Rethinking marketing strategy with personalized coupons

Coupons can be a powerful tool. Literally hundreds of studies exist which support the fact that people love getting (or even seeking for) promo deals. Yet, to turn them into a GDPR-compliant and effective marketing machine, you need something more than a cheesy “Save X dollars today!” mass-send to your customer base. Such general discounts are simply another example of SPAM.

According to Qubit’s study titled “Getting 6% more”, 81% of online consumers want promotions targeted to their product preferences. Let’s emphasize this fact - 81% of 2 billion user journeys they’ve analyzed indicate they’d love to receive personalized promotions.

The best thing about targeted coupons is that even if you can’t assume or prove personalized coupons lie within the legitimate interest range, you’ll find it easy to convince them to tick the checkbox. At least the data say so.

Being a customer yourself, wouldn’t you like to get these:

  • Birthday offer – 25% off for the perfumes you always choose.
  • $20 off discount when sitting on the fence with an abandoned cart worth $300.
  • A loyalty gift card with an expiry date for spending over $2000 in the shop.

With such offers, we kill 2 birds with one stone. First, we improve the customer retention rate while building loyalty (we’ve seen our customers doing it successfully).Second, if we want to offer personalized deals, we need to get customer tracking and segmentation in place. There’s no other way. So, we limit the purpose of customers data processing and, moreover, we use it in good faith. And that’s what the customer tracking GDPR rule is all about.
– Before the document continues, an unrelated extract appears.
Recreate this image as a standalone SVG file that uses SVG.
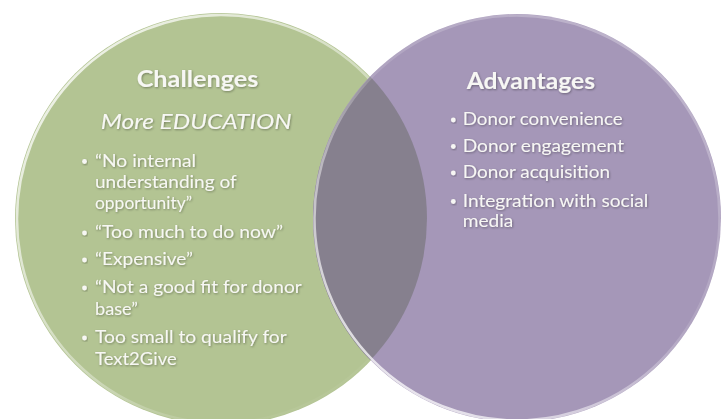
<svg xmlns="http://www.w3.org/2000/svg" width="728" height="419" viewBox="0 0 728 419">
  <defs>
    <style>
      .t { font-family: Lato, "Open Sans", "Liberation Sans", sans-serif; fill: #f7f7f4; filter: url(#shadow); }
      .head { font-size: 22px; font-weight: bold; }
      .sub { font-size: 22px; font-style: italic; }
      .item { font-size: 17.8px; }
      .dot { fill: #f7f7f4; filter: url(#shadow); }
    </style>
    <filter id="shadow" x="-10%" y="-30%" width="120%" height="160%">
      <feDropShadow dx="0.8" dy="1" stdDeviation="0.9" flood-color="#000" flood-opacity="0.35"/>
    </filter>
    <linearGradient id="greenRim" x1="0" y1="0" x2="1" y2="1">
      <stop offset="0" stop-color="#fff" stop-opacity="0.9"/>
      <stop offset="0.5" stop-color="#fff" stop-opacity="0.4"/>
      <stop offset="0.75" stop-color="#fff" stop-opacity="0.05"/>
    </linearGradient>
    <linearGradient id="purpleRim" x1="0" y1="1" x2="0.8" y2="0">
      <stop offset="0" stop-color="#fff" stop-opacity="0.95"/>
      <stop offset="0.35" stop-color="#fff" stop-opacity="0.5"/>
      <stop offset="0.6" stop-color="#fff" stop-opacity="0.12"/>
      <stop offset="1" stop-color="#fff" stop-opacity="0.3"/>
    </linearGradient>
  </defs>

  <rect width="728" height="419" fill="#ffffff"/>

  <g id="challenges">
    <circle cx="221" cy="219" r="206" fill="#b3c493"/>
    <circle cx="221" cy="219" r="204" fill="none" stroke="url(#greenRim)" stroke-width="2.5"/>
  </g>

  <g id="advantages">
    <circle cx="517" cy="218" r="204" fill="#a597b8"/>
  </g>

  <g id="overlap">
    <path d="M370.4 76.7 A206 206 0 0 1 370.4 360.3 A204 204 0 0 1 370.4 76.7 Z" fill="#86808e"/>
    <circle cx="517" cy="218" r="202.5" fill="none" stroke="url(#purpleRim)" stroke-width="2.5"/>
  </g>

  <g id="challenges-text">
    <text class="t head" x="136.7" y="86.7" textLength="121.6" lengthAdjust="spacingAndGlyphs">Challenges</text>
    <text class="t sub" x="100.7" y="129" textLength="191" lengthAdjust="spacingAndGlyphs">More EDUCATION</text>
    <circle class="dot" cx="84.5" cy="161.5" r="2.4"/>
    <text class="t item" x="95" y="166.7" textLength="101" lengthAdjust="spacingAndGlyphs">“No internal</text>
    <text class="t item" x="95" y="187.8" textLength="141.7" lengthAdjust="spacingAndGlyphs">understanding of</text>
    <text class="t item" x="95" y="209.3" textLength="97" lengthAdjust="spacingAndGlyphs">opportunity”</text>
    <circle class="dot" cx="84.5" cy="233" r="2.4"/>
    <text class="t item" x="95" y="238.3" textLength="188" lengthAdjust="spacingAndGlyphs">“Too much to do now”</text>
    <circle class="dot" cx="84.5" cy="260" r="2.4"/>
    <text class="t item" x="95" y="265.3" textLength="98" lengthAdjust="spacingAndGlyphs">“Expensive”</text>
    <circle class="dot" cx="84.5" cy="288" r="2.4"/>
    <text class="t item" x="95" y="293.3" textLength="206.7" lengthAdjust="spacingAndGlyphs">“Not a good fit for donor</text>
    <text class="t item" x="95" y="315" textLength="43" lengthAdjust="spacingAndGlyphs">base”</text>
    <circle class="dot" cx="84.5" cy="338" r="2.4"/>
    <text class="t item" x="95" y="343.3" textLength="191.7" lengthAdjust="spacingAndGlyphs">Too small to qualify for</text>
    <text class="t item" x="95" y="365" textLength="81.7" lengthAdjust="spacingAndGlyphs">Text2Give</text>
  </g>

  <g id="advantages-text">
    <text class="t head" x="466.7" y="89.3" textLength="128.3" lengthAdjust="spacingAndGlyphs">Advantages</text>
    <circle class="dot" cx="453.3" cy="120" r="2.4"/>
    <text class="t item" x="462.7" y="125" textLength="160" lengthAdjust="spacingAndGlyphs">Donor convenience</text>
    <circle class="dot" cx="453.3" cy="146.5" r="2.4"/>
    <text class="t item" x="462.7" y="151.7" textLength="161.3" lengthAdjust="spacingAndGlyphs">Donor engagement</text>
    <circle class="dot" cx="453.3" cy="173" r="2.4"/>
    <text class="t item" x="462.7" y="178.3" textLength="147.3" lengthAdjust="spacingAndGlyphs">Donor acquisition</text>
    <circle class="dot" cx="453.3" cy="201.5" r="2.4"/>
    <text class="t item" x="462.7" y="206.7" textLength="185.6" lengthAdjust="spacingAndGlyphs">Integration with social</text>
    <text class="t item" x="462.7" y="227" textLength="50.6" lengthAdjust="spacingAndGlyphs">media</text>
  </g>
</svg>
If on top of these contextual discounts, you add unique coupons for every customer, you’ll achieve a nice side effect. You’ll be able to control your marketing campaign budget almost in real-time. By watching which coupons are used, you’ll realize which deals perform better. It’s actually A/B testing but without cookie/pixel clutter.

The key element to achieving this level of personalization and automation is software which integrates with your CRM and inventory systems. This will give you the ability to put contextual coupons in the myriad of customer touchpoints, like:

  • Emails: newsletters, support communication, invoices, onboarding.
  • Smartphone: SMS, push notifications.
  • Website: landing pages, live chat widgets, banners, popups.
  • 3rd party: affiliate partners, influencers, Facebook ads.

Note: what’s important is that the software running this coupon machinery is compliant with GDPR itself – your current marketing technology setup has been audited against GDPR readiness, right?

Let’s recap

Thanks to personalized unique coupons your customers:

  • Get personalized offers but also you can be certain they won’t exceed your promo budget.
  • Can use the coupon once and you can significantly reduce fraud.
  • Receive offers with the channel they like so you increase the quality and engagement of your communications.